# Big Boy Blue wants to show off his new big boy collar



## Adriennelane (Feb 13, 2008)

He's lookin' good!

I need to get Dory the "Can't Hold My Licker" one.


----------



## Ranger (Nov 11, 2009)

I loved that one! They had such clever lines and I didn't know what one to choose for Ranger...so his ended up just being his name with a heart on it!


----------



## C's Mom (Dec 7, 2009)

Blue's lookin' good.


----------



## mag&bays mom (Sep 25, 2010)

that is too cute.

after seeing this i had to get one. soooo i ordered maggie one off of etsy!! 

why did you have to go and post something so cute... you just cost me 11 bucks lady hahah.


----------



## Ranger (Nov 11, 2009)

Be glad that's all I cost you!! : If you want to see shame, check out the uber long thread in Product Recommendations...actually, I'll spare you the time and hopefully save you some money. I ended up buying FOUR (plus one more) collars for Ranger and two tags. I suck. But at least he looks uber handsome!

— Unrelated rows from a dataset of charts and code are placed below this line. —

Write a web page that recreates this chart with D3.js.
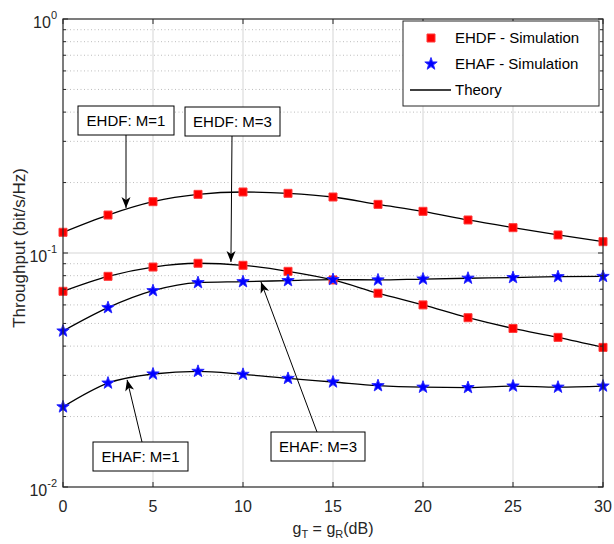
<!DOCTYPE html>
<html>
<head>
<meta charset="utf-8">
<script src="https://cdn.jsdelivr.net/npm/d3@7"></script>
<style>
body { margin: 0; background: #fff; }
text { font-family: "Liberation Sans", Arial, sans-serif; fill: #262626; }
</style>
</head>
<body>
<div id="vis"></div>
<script>
// data
const gdB = [0, 2.5, 5, 7.5, 10, 12.5, 15, 17.5, 20, 22.5, 25, 27.5, 30];
const ehdfM1 = [0.1226, 0.1453, 0.1657, 0.1781, 0.1823, 0.1799, 0.1735, 0.1614, 0.1507, 0.1384, 0.1283, 0.1194, 0.1118];
const ehdfM3 = [0.0686, 0.0795, 0.0871, 0.0904, 0.0886, 0.0835, 0.0767, 0.0673, 0.0600, 0.0529, 0.0476, 0.0436, 0.0395];
const ehafM3 = [0.0464, 0.0584, 0.0690, 0.0747, 0.0754, 0.0762, 0.0770, 0.0767, 0.0774, 0.0780, 0.0785, 0.0792, 0.0794];
const ehafM1 = [0.0220, 0.0278, 0.0304, 0.0312, 0.0303, 0.0291, 0.0281, 0.0271, 0.0267, 0.0266, 0.0270, 0.0267, 0.0270];
const xTicks = [0, 5, 10, 15, 20, 25, 30];
const yTicks = [0.01, 0.1, 1];
const yTickExp = ['-2', '-1', '0'];

const width = 614;
const height = 544;
const pLeft = 63, pRight = 603, pTop = 19, pBottom = 487;

const svg = d3.select('#vis')
    .append('svg')
    .attr('width', width)
    .attr('height', height);

const x = d3.scaleLinear().domain([0, 30]).range([pLeft, pRight]);
const y = d3.scaleLog().domain([0.01, 1]).range([pBottom, pTop]);

// minor ticks 2..9 per decade
const minor = [];
[0.01, 0.1].forEach(d => { for (let k = 2; k <= 9; k++) minor.push(k * d); });

// grid
svg.append('g').selectAll('line')
    .data(minor)
    .join('line')
    .attr('x1', pLeft).attr('x2', pRight)
    .attr('y1', d => y(d)).attr('y2', d => y(d))
    .style('stroke', '#bdbdbd')
    .style('stroke-width', 1)
    .style('stroke-dasharray', '1,2.5');

svg.append('g').selectAll('line')
    .data(xTicks.slice(1, -1))
    .join('line')
    .attr('x1', d => x(d)).attr('x2', d => x(d))
    .attr('y1', pTop).attr('y2', pBottom)
    .style('stroke', '#e3e3e3')
    .style('stroke-width', 1.5);

svg.append('line')
    .attr('x1', pLeft).attr('x2', pRight)
    .attr('y1', y(0.1)).attr('y2', y(0.1))
    .style('stroke', '#e3e3e3')
    .style('stroke-width', 1.5);

// theory curves
const line = d3.line()
    .x(d => x(d[0]))
    .y(d => y(d[1]))
    .curve(d3.curveMonotoneX);

const series = [
    {vals: ehdfM1, kind: 'sq'},
    {vals: ehdfM3, kind: 'sq'},
    {vals: ehafM3, kind: 'star'},
    {vals: ehafM1, kind: 'star'}
];

svg.append('g').selectAll('path')
    .data(series)
    .join('path')
    .attr('d', s => line(gdB.map((g, i) => [g, s.vals[i]])))
    .style('fill', 'none')
    .style('stroke', '#000')
    .style('stroke-width', 1.3);

// markers
function starPath(r) {
    const ri = r * 0.4;
    let p = '';
    for (let i = 0; i < 10; i++) {
        const a = -Math.PI / 2 + i * Math.PI / 5;
        const rr = i % 2 === 0 ? r : ri;
        p += (i === 0 ? 'M' : 'L') + (rr * Math.cos(a)).toFixed(2) + ',' + (rr * Math.sin(a)).toFixed(2);
    }
    return p + 'Z';
}
const sqPath = 'M-4,-4L4,-4L4,4L-4,4Z';

series.forEach(s => {
    svg.append('g').selectAll('path')
        .data(gdB.map((g, i) => [g, s.vals[i]]))
        .join('path')
        .attr('transform', d => `translate(${x(d[0])},${y(d[1])})`)
        .attr('d', s.kind === 'sq' ? sqPath : starPath(6.5))
        .style('fill', s.kind === 'sq' ? '#ff0000' : '#0000ff')
        .style('stroke', s.kind === 'sq' ? '#ff3b3b' : '#2a2aff')
        .style('stroke-width', 1);
});

// frame and ticks
const axisColor = '#262626';
svg.append('rect')
    .attr('x', pLeft).attr('y', pTop)
    .attr('width', pRight - pLeft).attr('height', pBottom - pTop)
    .style('fill', 'none')
    .style('stroke', axisColor)
    .style('stroke-width', 1.2);

const tk = svg.append('g').style('stroke', axisColor).style('stroke-width', 1);
xTicks.forEach(d => {
    tk.append('line').attr('x1', x(d)).attr('x2', x(d)).attr('y1', pBottom).attr('y2', pBottom - 5);
    tk.append('line').attr('x1', x(d)).attr('x2', x(d)).attr('y1', pTop).attr('y2', pTop + 5);
});
yTicks.forEach(d => {
    tk.append('line').attr('x1', pLeft).attr('x2', pLeft + 5).attr('y1', y(d)).attr('y2', y(d));
    tk.append('line').attr('x1', pRight).attr('x2', pRight - 5).attr('y1', y(d)).attr('y2', y(d));
});
minor.forEach(d => {
    tk.append('line').attr('x1', pLeft).attr('x2', pLeft + 3).attr('y1', y(d)).attr('y2', y(d));
    tk.append('line').attr('x1', pRight).attr('x2', pRight - 3).attr('y1', y(d)).attr('y2', y(d));
});

// tick labels
svg.append('g').selectAll('text')
    .data(xTicks)
    .join('text')
    .attr('x', d => x(d))
    .attr('y', pBottom + 25)
    .attr('text-anchor', 'middle')
    .style('font-size', '16px')
    .text(d => d);

yTicks.forEach((d, i) => {
    const t = svg.append('text')
        .attr('x', 57)
        .attr('y', y(d) + 9)
        .attr('text-anchor', 'end')
        .style('font-size', '16px');
    t.append('tspan').text('10');
    t.append('tspan').attr('dy', -9).style('font-size', '11px').text(yTickExp[i]);
});

// axis labels
const xl = svg.append('text')
    .attr('x', 333)
    .attr('y', 534)
    .attr('text-anchor', 'middle')
    .style('font-size', '16px');
xl.append('tspan').text('g');
xl.append('tspan').attr('dy', 4).style('font-size', '11px').text('T');
xl.append('tspan').attr('dy', -4).text(' = g');
xl.append('tspan').attr('dy', 4).style('font-size', '11px').text('R');
xl.append('tspan').attr('dy', -4).text('(dB)');

svg.append('text')
    .attr('transform', 'translate(25,248) rotate(-90)')
    .attr('text-anchor', 'middle')
    .style('font-size', '17px')
    .text('Throughput (bit/s/Hz)');

// annotations (arrow tips in data units, boxes in pixels)
svg.append('defs').append('marker')
    .attr('id', 'head')
    .attr('viewBox', '-12 -5 13 10')
    .attr('refX', 0).attr('refY', 0)
    .attr('markerWidth', 13).attr('markerHeight', 10)
    .attr('markerUnits', 'userSpaceOnUse')
    .attr('orient', 'auto')
    .append('path')
    .attr('d', 'M0,0L-11,-4.5L-8,0L-11,4.5Z')
    .style('fill', '#000');

const notes = [
    {label: 'EHDF: M=1', tx: 3.5, ty: 0.1557, bx: 78, by: 106, bw: 96, lx: 126},
    {label: 'EHDF: M=3', tx: 9.33, ty: 0.0915, bx: 185, by: 107, bw: 95, lx: 232},
    {label: 'EHAF: M=1', tx: 3.56, ty: 0.0287, bx: 93, by: 442, bw: 95, lx: 142},
    {label: 'EHAF: M=3', tx: 11, ty: 0.0752, bx: 271, by: 432, bw: 94, lx: 317}
];

notes.forEach(n => {
    const up = n.by > y(n.ty);
    svg.append('line')
        .attr('x1', n.lx).attr('y1', up ? n.by : n.by + 29)
        .attr('x2', x(n.tx)).attr('y2', y(n.ty))
        .style('stroke', '#000')
        .style('stroke-width', 1)
        .attr('marker-end', 'url(#head)');
    svg.append('rect')
        .attr('x', n.bx).attr('y', n.by)
        .attr('width', n.bw).attr('height', 29)
        .style('fill', '#fff')
        .style('stroke', '#000')
        .style('stroke-width', 1);
    svg.append('text')
        .attr('x', n.bx + n.bw / 2)
        .attr('y', n.by + 20)
        .attr('text-anchor', 'middle')
        .style('font-size', '15px')
        .style('fill', '#000')
        .text(n.label);
});

// legend
const lg = svg.append('g');
lg.append('rect')
    .attr('x', 403).attr('y', 21)
    .attr('width', 196).attr('height', 85)
    .style('fill', '#fff')
    .style('stroke', axisColor)
    .style('stroke-width', 1);
lg.append('path')
    .attr('transform', 'translate(431,38)')
    .attr('d', sqPath)
    .style('fill', '#ff0000').style('stroke', '#ff3b3b');
lg.append('path')
    .attr('transform', 'translate(431,64)')
    .attr('d', starPath(6.5))
    .style('fill', '#0000ff').style('stroke', '#2a2aff');
lg.append('line')
    .attr('x1', 410).attr('x2', 451)
    .attr('y1', 90).attr('y2', 90)
    .style('stroke', '#000').style('stroke-width', 1.3);
const legendText = ['EHDF - Simulation', 'EHAF - Simulation', 'Theory'];
lg.selectAll('text.lab')
    .data(legendText)
    .join('text')
    .attr('class', 'lab')
    .attr('x', 455)
    .attr('y', (d, i) => 43 + i * 26)
    .style('font-size', '15px')
    .style('fill', '#000')
    .text(d => d);
</script>
</body>
</html>
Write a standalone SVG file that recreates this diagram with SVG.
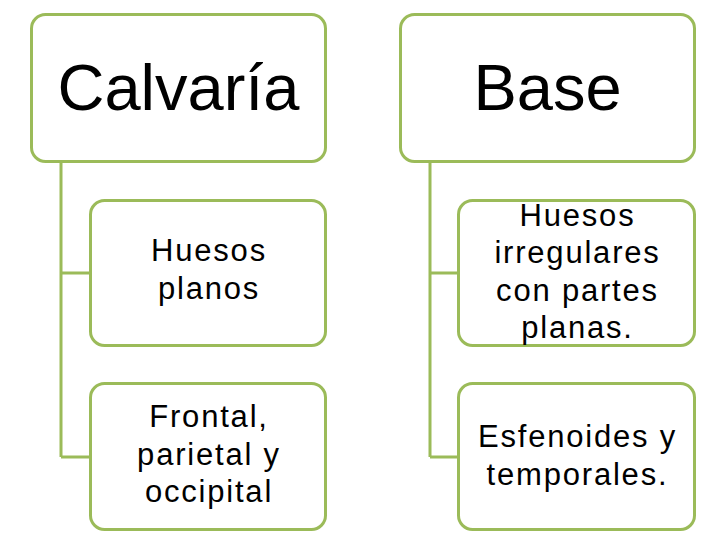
<svg xmlns="http://www.w3.org/2000/svg" width="720" height="540" viewBox="0 0 720 540">
<style>
.box{fill:#ffffff;stroke:#9BBB59;stroke-width:3}
.con{fill:none;stroke:#9BBB59;stroke-width:3}
text{font-family:'Liberation Sans',Arimo,Arial,Helvetica,sans-serif;fill:#000000;text-anchor:middle}
.big{font-size:65px}
.sm{font-size:31px;letter-spacing:1.8px}
</style>
<rect width="720" height="540" fill="#ffffff"/>
<g id="connectors">
<path class="con" d="M61,161 V457 M61,273 H90 M61,457 H90"/>
<path class="con" d="M430,161 V457 M430,273 H458 M430,457 H458"/>
</g>
<g id="calvaria">
<rect class="box" x="31.5" y="14.5" width="294" height="147" rx="14"/>
<text class="big" x="178.5" y="110">Calvaría</text>
</g>
<g id="base">
<rect class="box" x="400.5" y="14.5" width="294" height="147" rx="14"/>
<text class="big" x="547.5" y="110">Base</text>
</g>
<g id="huesos-planos">
<rect class="box" x="90.5" y="200.5" width="235" height="145" rx="14"/>
<text class="sm" x="209" y="261">Huesos</text>
<text class="sm" x="209" y="298.5">planos</text>
</g>
<g id="frontal">
<rect class="box" x="90.5" y="383.5" width="235" height="146" rx="14"/>
<text class="sm" x="209" y="427">Frontal,</text>
<text class="sm" x="209" y="464.5">parietal y</text>
<text class="sm" x="209" y="502">occipital</text>
</g>
<g id="huesos-irregulares">
<rect class="box" x="458.5" y="200.5" width="236" height="145" rx="14"/>
<text class="sm" x="577.5" y="225.5">Huesos</text>
<text class="sm" x="577.5" y="263">irregulares</text>
<text class="sm" x="577.5" y="300.5">con partes</text>
<text class="sm" x="577.5" y="338">planas.</text>
</g>
<g id="esfenoides">
<rect class="box" x="458.5" y="383.5" width="236" height="146" rx="14"/>
<text class="sm" x="577.5" y="447">Esfenoides y</text>
<text class="sm" x="577.5" y="484.5">temporales.</text>
</g>
</svg>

(Please no one point out the irony that Ranger isn't wearing a collar in the pic with Blue...)!


----------



## Katie and Paddy's Mum (Mar 31, 2010)

Aww, I just love his collar and tag! There is something about that shade of blue on a black coat. He just looks so proud and handsome (and very serious!!!)

And those tags are just so nice! 

So happy that your brother loved them! I'd say that you and Ranger picked some pretty great gifts this year! Lucky Blue!!

Kim


----------



## CAROLINA MOM (May 12, 2009)

Nice looking collar-Blue looks so handsome wearing it. Love his new tag too!


----------



## Claire's Friend (Feb 26, 2007)

Very handsome indeed !!!


----------



## KellyH (Sep 5, 2010)

Very suave!


----------



## nellie'smom (Dec 27, 2007)

Very nice! Looks great on him! Now I'm off to check the website!


----------